SUPERFICIALITY: Tied into hiding, it becomes the guard of all relationships. One can never know the true heart as it is guarded and protected. Relationship is kept at a distance for fear that the true heart will be revealed. When the heart is pursued intentionally, the person will end it all together.

MANIPULATION: Using the situation one is in to convince people to give you what you want. Emotions, sadness, loneliness, all are used for the advantage of the suffering one. Life is a drama where acting becomes the key to gain.

DECEIT: Constant lies are told to make sure that the heart remains safe and protected. Truth will hurt and pain is to be avoided at all costs. The memory becomes selective and only exposes what will provide safety in the situation.

FEAR: This defines life.
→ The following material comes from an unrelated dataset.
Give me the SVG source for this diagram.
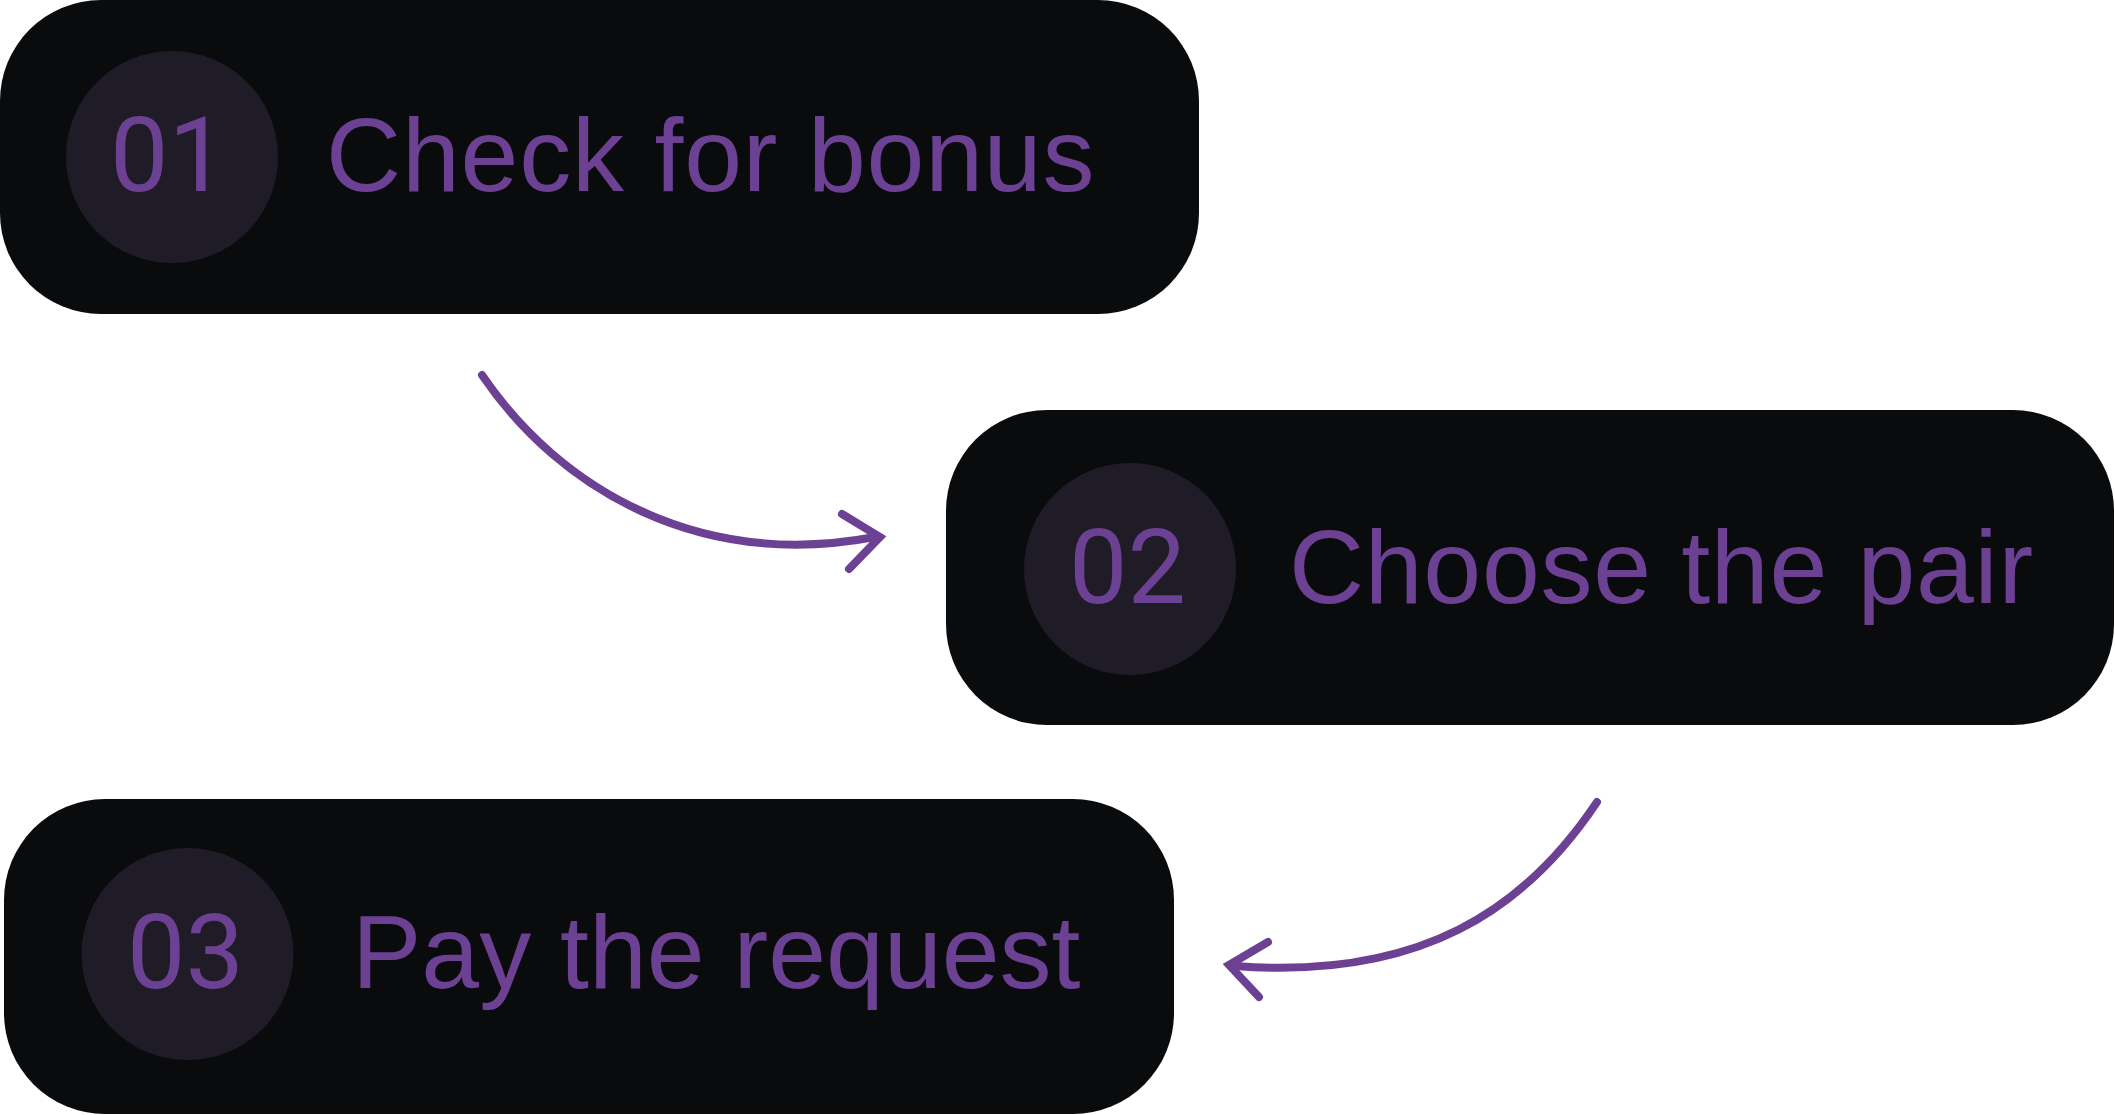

Anything that has the potential of causing pain or the memory of pain is to be fearfully avoided. Fear of what “could be” or “could happen” is always on the mind. It pushes the heart to pursue safety at all costs. Obedience does not flow out of what is good for me or out of love for the person asking, but because of the fear of what could happen if I fail to obey.

2 comments:

Anonymous said...

Beef, I am so amazed how you have captured the brokenness that the heart endures when there is not that relationship-accepting relationship with the father. Even here in the US you see so many children who have grown up without fathers. I feel like the big push is to make sure children have education and material needs. Dont smoke, dont do drugs, stay in school. Not much attention is given to address many of these heart issues. I have seen the outward grossness that you described but now I have a much better understanding of the internal workings and processes of coping that cause the outward brokeness. I am excited that you and Laura are a part of God's healing of the Orphans' hearts.

Kate said...

Nice blog! I am currently raising money to build a primary school in Apac, Uganda- deffinetly an area of need. Keep up the good work!